Neighbours have always compared each other. Be it the example of conflict between Pearu and Andres from Anton Hansen Tammsaare’s epic novel Truth and Justice, Disney’s Donald Duck and Mr. Jones, or the keeping-up-with-the-Joneses style reality show Better than your Neighbour on Estonia’s TV3. Rivalry excites and sells, and conflicts between neighbours often cross the news threshold. For example, at the beginning of this year, the Eesti Ekspress newspaper announced: “Two neighbours in a garden city near Saku have been engaged in full-scale war for over a year.” Indeed, as with our relatives, we cannot unfortunately choose our neighbours.
Rivalry between neighbours may often spring from an actual struggle to make ends meet. Sadly, the fruits of economic growth are not evenly distributed among the population in Estonia either. The accelerating social and spatial segregation creates an increasingly fertile ground for the emergence of envy and sense of exclusion as well as delusions. Besides all this, there are of course innumerable superficial and insignificant reasons for envy. Envy does not necessarily depend on income, and so the title of the exhibition is borrowed from the proverb, “A sparrow in the hand is better than a pigeon on the wing.“ In short, we should be content with the little that really belongs to us, and not desire the unattainable. It often happens that the latter isn’t clearly better than the former after all. Can somebody please tell me what exactly are the advantages of a pigeon over a sparrow? Or the other way round? So what if our neighbour’s walls are a different colour from ours, or their TV is a few inches bigger? Ours is still our own and good enough.

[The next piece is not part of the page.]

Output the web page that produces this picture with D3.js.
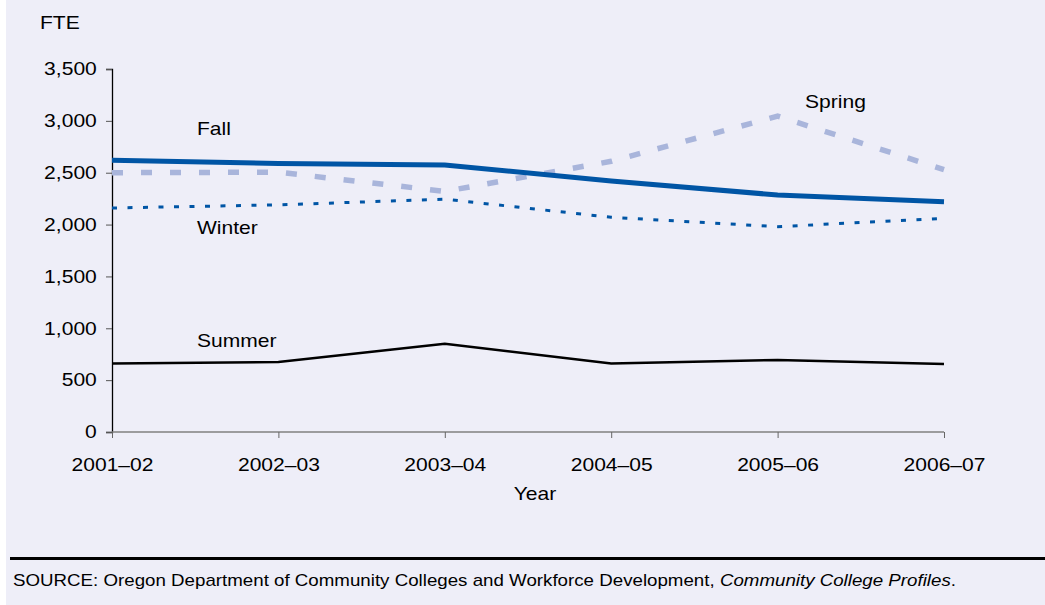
<!DOCTYPE html>
<html>
<head>
<meta charset="utf-8">
<script src="https://cdn.jsdelivr.net/npm/d3@7"></script>
<style>
  body { margin: 0; background: #fff; }
  svg { display: block; font-family: "Liberation Sans", Arial, sans-serif; }
</style>
</head>
<body>
<div id="chart"></div>
<script>
const years = ["2001–02", "2002–03", "2003–04", "2004–05", "2005–06", "2006–07"];
const fall = [2620, 2590, 2575, 2420, 2285, 2220];
const spring = [2500, 2505, 2320, 2610, 3045, 2530];
const winter = [2160, 2190, 2245, 2070, 1980, 2060];
const summer = [660, 675, 850, 660, 695, 655];
const yTicks = [0, 500, 1000, 1500, 2000, 2500, 3000, 3500];

drawChart();

function drawChart () {
  const width = 1045;
  const height = 605;
  const stretch = 1.17; // reference text is a bit wide

  const svg = d3.select("#chart")
    .append("svg")
      .attr("width", width)
      .attr("height", height);

  // panel background
  svg.append("rect")
    .attr("x", 6).attr("y", 0)
    .attr("width", width - 6).attr("height", height)
    .attr("fill", "#eeeef8");

  const x = d3.scalePoint()
    .domain(years)
    .range([112, 944]);

  const y = d3.scaleLinear()
    .domain([0, 3500])
    .range([432, 69]);

  // y axis
  const yAxis = svg.append("g")
    .attr("transform", "translate(112,0)")
    .call(d3.axisLeft(y).tickValues(yTicks).tickSize(6)
      .tickFormat(d3.format(",")));
  yAxis.select(".domain").attr("stroke", "#000").attr("stroke-width", 1.3);
  yAxis.selectAll(".tick line").attr("stroke", "#555");
  yAxis.selectAll("text")
    .attr("x", -13)
    .attr("font-size", 18).attr("fill", "#000")
    .attr("font-family", "Liberation Sans, Arial, sans-serif")
    .attr("transform", `scale(${stretch},1)`);

  // x axis
  const xAxis = svg.append("g")
    .attr("transform", "translate(0,432)")
    .call(d3.axisBottom(x).tickSize(6));
  xAxis.select(".domain").attr("stroke", "#808080").attr("stroke-width", 1.3)
    .attr("d", "M112,0H944");
  xAxis.selectAll(".tick line").attr("stroke", "#666");
  xAxis.selectAll("text")
    .attr("y", 26)
    .attr("font-size", 18).attr("fill", "#000")
    .attr("font-family", "Liberation Sans, Arial, sans-serif")
    .attr("transform", `scale(${stretch},1)`);

  const line = d3.line()
    .x((d, i) => x(years[i]))
    .y(d => y(d));

  const series = [
    { values: summer, color: "#000", width: 2.5, dash: null },
    { values: winter, color: "#0055a5", width: 3, dash: "5,10.5" },
    { values: spring, color: "#a9b5db", width: 5.5, dash: "11,18" },
    { values: fall, color: "#0055a5", width: 5, dash: null }
  ];

  series.forEach(s => {
    svg.append("path")
      .datum(s.values)
      .attr("d", line)
      .attr("fill", "none")
      .attr("stroke", s.color)
      .attr("stroke-width", s.width)
      .attr("stroke-dasharray", s.dash);
  });

  function addText (txt, tx, ty, size, anchor) {
    return svg.append("text")
      .attr("transform", `translate(${tx},${ty}) scale(${stretch},1)`)
      .attr("font-size", size)
      .attr("text-anchor", anchor || "start")
      .text(txt);
  }

  // series labels
  addText("Fall", 197, 135, 18);
  addText("Winter", 197, 234, 18);
  addText("Spring", 805, 108, 18);
  addText("Summer", 197, 347, 18);

  addText("FTE", 40, 29, 18);
  addText("Year", 535, 500, 18, "middle");

  // footer rule and source
  svg.append("rect")
    .attr("x", 10).attr("y", 557)
    .attr("width", width - 10).attr("height", 3)
    .attr("fill", "#000");

  const src = addText("", 13, 586, 16);
  src.append("tspan").text("SOURCE: Oregon Department of Community Colleges and Workforce Development, ");
  src.append("tspan").attr("font-style", "italic").text("Community College Profiles");
  src.append("tspan").text(".");
}
</script>
</body>
</html>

Benjamin Badock is experimenting with traditional print art techniques. Over the years, his favourite technique has been relief print with wood – both woodcut and wood type. At the joint exhibition with Teresa Lane at the HOP Gallery in Tallinn in 2006, both artists stated: “I like reality.”
In looking at Badock’s work, it is clear that he likes the space around us, the buildings erected in it and the inhabitants who live in them – both animals and humans. Therefore, he has long depicted architecture and created visual shifts in space. For example, in 2007 he covered the windows of Tallinn City Gallery with a zigzag pattern of paving stones, which used to be widespread in Tallinn and also covered the ground in front of the gallery at the time. With the help of sunlight, the pattern also spread to the interior of the gallery. Later he created human figures consisting of regularised geometric units. These modular characters seem to be perfectly designed to live in Soviet prefabricated houses and other buildings built to standards. At this exhibition, the artist displays faceless portraits with only a few abstract clues as to their identity, profession or age.

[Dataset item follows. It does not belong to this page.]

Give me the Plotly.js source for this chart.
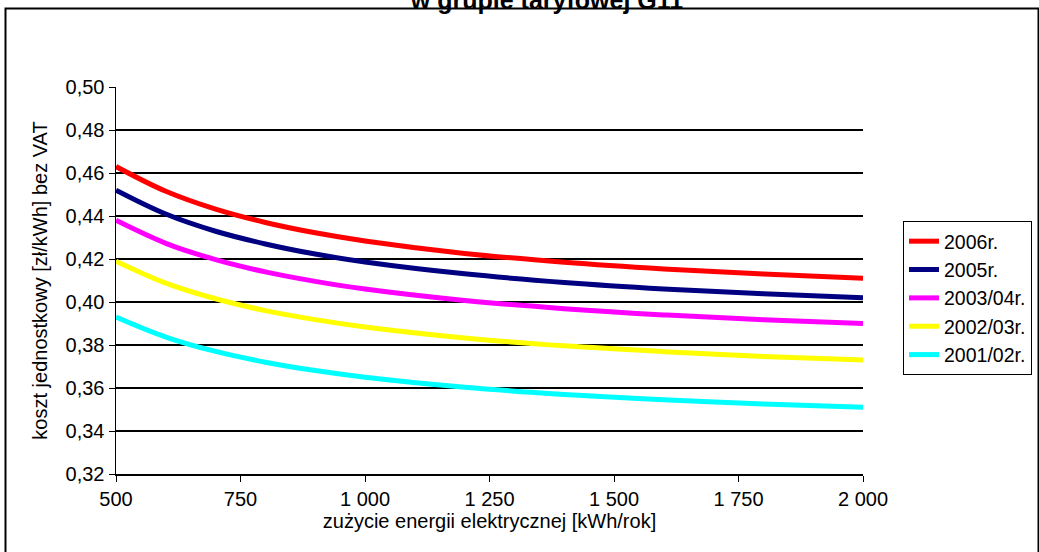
<!DOCTYPE html>
<html>
<head>
<meta charset="utf-8">
<script src="https://cdn.plot.ly/plotly-3.0.1.min.js"></script>
<style>html,body{margin:0;padding:0;background:#fff;}#chart{width:1039px;height:552px;}</style>
</head>
<body>
<div id="chart"></div>
<script>
const usage = [500, 600, 700, 800, 900, 1000, 1200, 1400, 1600, 1800, 2000];
const seriesNames = ['2006r.', '2005r.', '2003/04r.', '2002/03r.', '2001/02r.'];
const cost2006 = [0.463, 0.4515, 0.4432, 0.4370, 0.4322, 0.4284, 0.4226, 0.4185, 0.4154, 0.4130, 0.4110];
const cost2005 = [0.452, 0.4409, 0.4329, 0.4270, 0.4223, 0.4186, 0.4131, 0.4091, 0.4061, 0.4038, 0.4020];
const cost2003 = [0.438, 0.4273, 0.4197, 0.4140, 0.4096, 0.4060, 0.4007, 0.3969, 0.3940, 0.3918, 0.3900];
const cost2002 = [0.419, 0.4088, 0.4015, 0.3960, 0.3918, 0.3884, 0.3833, 0.3796, 0.3769, 0.3747, 0.3730];
const cost2001 = [0.393, 0.3837, 0.3770, 0.3720, 0.3681, 0.3650, 0.3603, 0.3570, 0.3545, 0.3526, 0.3510];
const seriesColors = ['#ff0000', '#000080', '#ff00ff', '#ffff00', '#00ffff'];
const xTicks = [500, 750, 1000, 1250, 1500, 1750, 2000];

const allSeries = [cost2006, cost2005, cost2003, cost2002, cost2001];
const traces = allSeries.map((ys, i) => ({
  x: usage, y: ys, name: seriesNames[i], type: 'scatter', mode: 'lines',
  line: {color: seriesColors[i], width: 5, shape: 'spline', smoothing: 1}
}));

const L = 116, R = 863, T = 87, B = 474, W = 1039, H = 552;
const pw = R - L, ph = B - T;
const px = v => (v - L) / pw;
const py = v => 1 - (v - T) / ph;

const fam = 'Liberation Sans, Arial, sans-serif';
const font = {family: fam, size: 20, color: '#000'};
const layout = {
  width: W, height: H,
  separators: ', ',
  paper_bgcolor: '#fff', plot_bgcolor: '#fff',
  margin: {l: L, r: W - R, t: T, b: H - B, pad: 0, autoexpand: false},
  font: font,
  title: {
    text: '<b>w grupie taryfowej G11</b>',
    font: {family: fam, size: 25, color: '#000'},
    x: 547 / W, xanchor: 'center', xref: 'container',
    y: 1 - 9 / H, yanchor: 'bottom', yref: 'container'
  },
  xaxis: {
    range: [500, 2000], tickvals: xTicks, tickformat: ',d',
    showgrid: false, zeroline: false, automargin: false,
    showline: true, linecolor: '#000', linewidth: 1.5,
    ticks: 'outside', ticklen: 6, tickcolor: '#000', tickwidth: 1,
    tickfont: font,
    title: {text: 'zużycie energii elektrycznej [kWh/rok]', font: font, standoff: 4}
  },
  yaxis: {
    range: [0.32, 0.50], dtick: 0.02, tick0: 0.32, tickformat: '.2f',
    showgrid: true, gridcolor: '#000', gridwidth: 1.5, zeroline: false, automargin: false,
    showline: true, linecolor: '#000', linewidth: 1.5,
    ticks: 'outside', ticklen: 6, tickcolor: '#000', tickwidth: 1,
    tickfont: font,
    title: {text: 'koszt jednostkowy [zł/kWh] bez VAT', font: font, standoff: 12}
  },
  showlegend: true,
  legend: {
    x: px(903), y: py(221), xanchor: 'left', yanchor: 'top',
    bordercolor: '#000', borderwidth: 1, bgcolor: '#fff',
    font: {family: fam, size: 19.5, color: '#000'},
    tracegroupgap: 0, itemwidth: 30
  },
  shapes: [{
    type: 'rect', xref: 'paper', yref: 'paper',
    x0: px(5.5), x1: px(1038.5), y0: py(570), y1: py(8.5),
    line: {color: '#000', width: 2}, fillcolor: 'rgba(0,0,0,0)', layer: 'below'
  }]
};

Plotly.newPlot('chart', traces, layout, {displayModeBar: false, staticPlot: true});
</script>
</body>
</html>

Painter Kaido Ole has been dealing with humanity in the broadest sense for much of his artistic life. He has used grey anonymous “bubble heads” as human models, but also depicted himself. With this exhibition, Ole has in a way made a full circle: in 2006, he held a solo exhibition Attention, Matches! at the Art Hall Gallery, where the paintings depicted himself being beaten by a gang of matches, as well as a paper house burning to ashes. The new paintings too feature the artist himself with different houses. Some of the works are dedicated to the friends of the artist; others started with a random sentence fragment. Many of these fantastic houses simplify and amplify the clichés of desired buildings. Thus, there is a house of logs and glass with a large swimming pool, a spaceship house and a glass egg suitable for a hermit.

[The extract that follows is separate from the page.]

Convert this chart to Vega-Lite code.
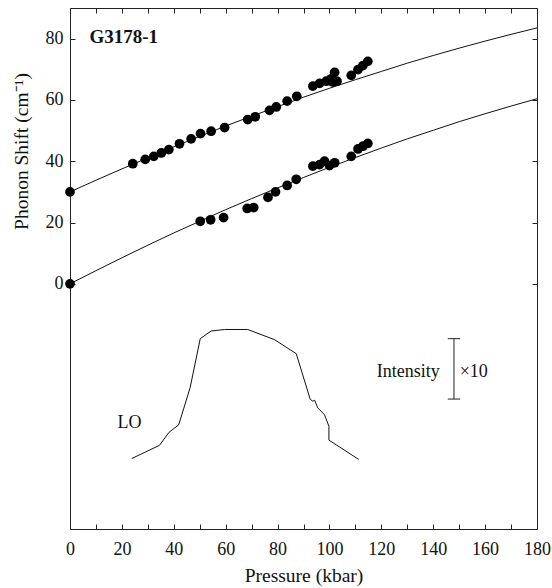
{
  "$schema": "https://vega.github.io/schema/vega-lite/v6.json",
  "width": 467,
  "height": 521,
  "autosize": "none",
  "padding": {"left": 70, "top": 8, "right": 15, "bottom": 59},
  "background": "white",
  "config": {
    "view": {"stroke": "#222", "strokeWidth": 1},
    "font": "Liberation Serif",
    "axis": {
      "grid": false,
      "domain": false,
      "tickColor": "#222",
      "tickSize": -5,
      "labelColor": "#111",
      "titleColor": "#111",
      "labelFont": "Liberation Serif",
      "titleFont": "Liberation Serif",
      "labelFontSize": 18,
      "titleFontSize": 19.5,
      "titleFontWeight": "normal"
    }
  },
  "datasets": {
    "fit": [
      {"series": "upper", "P": 0, "S": 30}, {"series": "upper", "P": 10, "S": 33.8}, {"series": "upper", "P": 20, "S": 37.5},
      {"series": "upper", "P": 30, "S": 41.1}, {"series": "upper", "P": 40, "S": 44.7}, {"series": "upper", "P": 50, "S": 48.1},
      {"series": "upper", "P": 60, "S": 51.5}, {"series": "upper", "P": 70, "S": 54.7}, {"series": "upper", "P": 80, "S": 57.8},
      {"series": "upper", "P": 90, "S": 60.9}, {"series": "upper", "P": 100, "S": 63.8}, {"series": "upper", "P": 110, "S": 66.6},
      {"series": "upper", "P": 120, "S": 69.3}, {"series": "upper", "P": 130, "S": 72.0}, {"series": "upper", "P": 140, "S": 74.5},
      {"series": "upper", "P": 150, "S": 76.9}, {"series": "upper", "P": 160, "S": 79.2}, {"series": "upper", "P": 170, "S": 81.4},
      {"series": "upper", "P": 180, "S": 83.5},
      {"series": "lower", "P": 0, "S": 0}, {"series": "lower", "P": 10, "S": 4.3}, {"series": "lower", "P": 20, "S": 8.5},
      {"series": "lower", "P": 30, "S": 12.6}, {"series": "lower", "P": 40, "S": 16.6}, {"series": "lower", "P": 50, "S": 20.4},
      {"series": "lower", "P": 60, "S": 24.2}, {"series": "lower", "P": 70, "S": 27.8}, {"series": "lower", "P": 80, "S": 31.3},
      {"series": "lower", "P": 90, "S": 34.7}, {"series": "lower", "P": 100, "S": 38.0}, {"series": "lower", "P": 110, "S": 41.2},
      {"series": "lower", "P": 120, "S": 44.3}, {"series": "lower", "P": 130, "S": 47.3}, {"series": "lower", "P": 140, "S": 50.1},
      {"series": "lower", "P": 150, "S": 52.9}, {"series": "lower", "P": 160, "S": 55.5}, {"series": "lower", "P": 170, "S": 58.0},
      {"series": "lower", "P": 180, "S": 60.4}
    ],
    "points": [
      {"P": 0, "S": 30}, {"P": 24.2, "S": 39.2}, {"P": 29.0, "S": 40.6}, {"P": 32.3, "S": 41.6}, {"P": 35.2, "S": 42.7},
      {"P": 38.1, "S": 43.8}, {"P": 42.2, "S": 45.7}, {"P": 46.7, "S": 47.3}, {"P": 50.3, "S": 49.0}, {"P": 54.4, "S": 49.8},
      {"P": 59.6, "S": 51.0}, {"P": 68.5, "S": 53.6}, {"P": 71.4, "S": 54.5}, {"P": 76.9, "S": 56.6}, {"P": 79.5, "S": 57.7},
      {"P": 83.7, "S": 59.6}, {"P": 87.4, "S": 61.2}, {"P": 93.6, "S": 64.5}, {"P": 96.2, "S": 65.4}, {"P": 98.8, "S": 66.1},
      {"P": 100.7, "S": 66.9}, {"P": 102.0, "S": 69.0}, {"P": 101.3, "S": 65.8}, {"P": 102.9, "S": 66.1}, {"P": 108.4, "S": 68.0},
      {"P": 111.0, "S": 69.9}, {"P": 112.9, "S": 71.2}, {"P": 114.8, "S": 72.6},
      {"P": 0, "S": 0}, {"P": 50.2, "S": 20.4}, {"P": 54.2, "S": 20.9}, {"P": 59.2, "S": 21.6}, {"P": 68.3, "S": 24.6},
      {"P": 70.8, "S": 24.9}, {"P": 76.3, "S": 28.2}, {"P": 79.2, "S": 30.0}, {"P": 83.7, "S": 32.1}, {"P": 87.2, "S": 34.1},
      {"P": 93.6, "S": 38.4}, {"P": 96.2, "S": 38.9}, {"P": 98.1, "S": 40.0}, {"P": 100.0, "S": 38.6}, {"P": 102.0, "S": 39.5},
      {"P": 108.4, "S": 41.6}, {"P": 111.0, "S": 44.0}, {"P": 112.9, "S": 44.9}, {"P": 114.8, "S": 45.8}
    ],
    "lo": [
      {"i": 1, "P": 23.8, "S": -57.0}, {"i": 2, "P": 34.5, "S": -52.7}, {"i": 3, "P": 38.1, "S": -48.5},
      {"i": 4, "P": 41.9, "S": -46.0}, {"i": 5, "P": 46.3, "S": -33.9}, {"i": 6, "P": 50.2, "S": -17.9},
      {"i": 7, "P": 54.4, "S": -15.4}, {"i": 8, "P": 59.6, "S": -14.9}, {"i": 9, "P": 68.5, "S": -14.9},
      {"i": 10, "P": 78.8, "S": -18.2}, {"i": 11, "P": 87.2, "S": -22.8}, {"i": 12, "P": 92.6, "S": -37.7},
      {"i": 13, "P": 93.6, "S": -38.3}, {"i": 14, "P": 94.3, "S": -38.0}, {"i": 15, "P": 95.5, "S": -40.5},
      {"i": 16, "P": 98.1, "S": -42.7}, {"i": 17, "P": 99.8, "S": -46.5}, {"i": 18, "P": 99.8, "S": -51.0},
      {"i": 19, "P": 111.3, "S": -57.3}
    ],
    "bar": [
      {"P": 148.0, "P2": 148.0, "S": -17.9, "S2": -37.6},
      {"P": 145.6, "P2": 150.4, "S": -17.9, "S2": -17.9},
      {"P": 145.6, "P2": 150.4, "S": -37.6, "S2": -37.6}
    ],
    "labels": [
      {"P": 18.3, "S": -45.3, "label": "LO"},
      {"P": 118.2, "S": -28.9, "label": "Intensity"},
      {"P": 150.2, "S": -28.9, "label": "×10"}
    ],
    "sample": [
      {"P": 7.5, "S": 80.4, "label": "G3178-1"}
    ]
  },
  "resolve": {"axis": {"x": "independent", "y": "independent"}},
  "layer": [
    {
      "data": {"name": "fit"},
      "mark": {"type": "line", "color": "#111", "strokeWidth": 1},
      "encoding": {
        "x": {
          "field": "P", "type": "quantitative",
          "scale": {"domain": [0, 180], "nice": false, "zero": false},
          "axis": {
            "orient": "bottom",
            "values": [0, 10, 20, 30, 40, 50, 60, 70, 80, 90, 100, 110, 120, 130, 140, 150, 160, 170, 180],
            "labelExpr": "datum.value % 20 === 0 ? datum.label : ''",
            "labelPadding": 16,
            "labelFlush": false,
            "labelOverlap": false,
            "title": "Pressure (kbar)",
            "titleBaseline": "alphabetic",
            "titleY": 52
          }
        },
        "y": {
          "field": "S", "type": "quantitative",
          "scale": {"domain": [-80, 90], "nice": false, "zero": false},
          "axis": {
            "orient": "left",
            "values": [0, 20, 40, 60, 80],
            "labelPadding": 12,
            "labelFlush": false,
            "title": "Phonon Shift (cm⁻¹)",
            "titleAngle": -90,
            "titleAlign": "center",
            "titleBaseline": "alphabetic",
            "titleX": -43,
            "titleY": 143
          }
        },
        "detail": {"field": "series"}
      }
    },
    {
      "data": {"name": "points"},
      "mark": {"type": "circle", "color": "#000", "opacity": 1, "size": 95},
      "encoding": {
        "x": {
          "field": "P", "type": "quantitative",
          "axis": {"orient": "top", "values": [0, 10, 20, 30, 40, 50, 60, 70, 80, 90, 100, 110, 120, 130, 140, 150, 160, 170, 180], "labels": false, "title": null}
        },
        "y": {
          "field": "S", "type": "quantitative",
          "axis": {"orient": "right", "values": [0, 20, 40, 60, 80], "labels": false, "title": null}
        }
      }
    },
    {
      "data": {"name": "lo"},
      "mark": {"type": "line", "color": "#111", "strokeWidth": 1},
      "encoding": {
        "x": {"field": "P", "type": "quantitative", "axis": null},
        "y": {"field": "S", "type": "quantitative", "axis": null},
        "order": {"field": "i"}
      }
    },
    {
      "data": {"name": "bar"},
      "mark": {"type": "rule", "color": "#222", "strokeWidth": 1},
      "encoding": {
        "x": {"field": "P", "type": "quantitative", "axis": null},
        "x2": {"field": "P2"},
        "y": {"field": "S", "type": "quantitative", "axis": null},
        "y2": {"field": "S2"}
      }
    },
    {
      "data": {"name": "labels"},
      "mark": {"type": "text", "align": "left", "baseline": "middle", "font": "Liberation Serif", "fontSize": 18, "color": "#111"},
      "encoding": {
        "x": {"field": "P", "type": "quantitative", "axis": null},
        "y": {"field": "S", "type": "quantitative", "axis": null},
        "text": {"field": "label"}
      }
    },
    {
      "data": {"name": "sample"},
      "mark": {"type": "text", "align": "left", "baseline": "middle", "font": "Liberation Serif", "fontSize": 19, "fontWeight": "bold", "color": "#111"},
      "encoding": {
        "x": {"field": "P", "type": "quantitative", "axis": null},
        "y": {"field": "S", "type": "quantitative", "axis": null},
        "text": {"field": "label"}
      }
    }
  ]
}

The exhibition of Benjamin Badock and Kaido Ole is a simplified model of our world, with teachers, grandmothers, clowns and other characters living here. There are completely featureless cars driving around, with the exception of a few Trabants. People live in log houses, new developments and high-rises, colourful and also not-so-colourful. Sounds like Tallinn? Sounds like a city! And, of course, there is a peephole at the exhibition, so that every visitor can satisfy their eternal curiosity to find out what their neighbours are doing.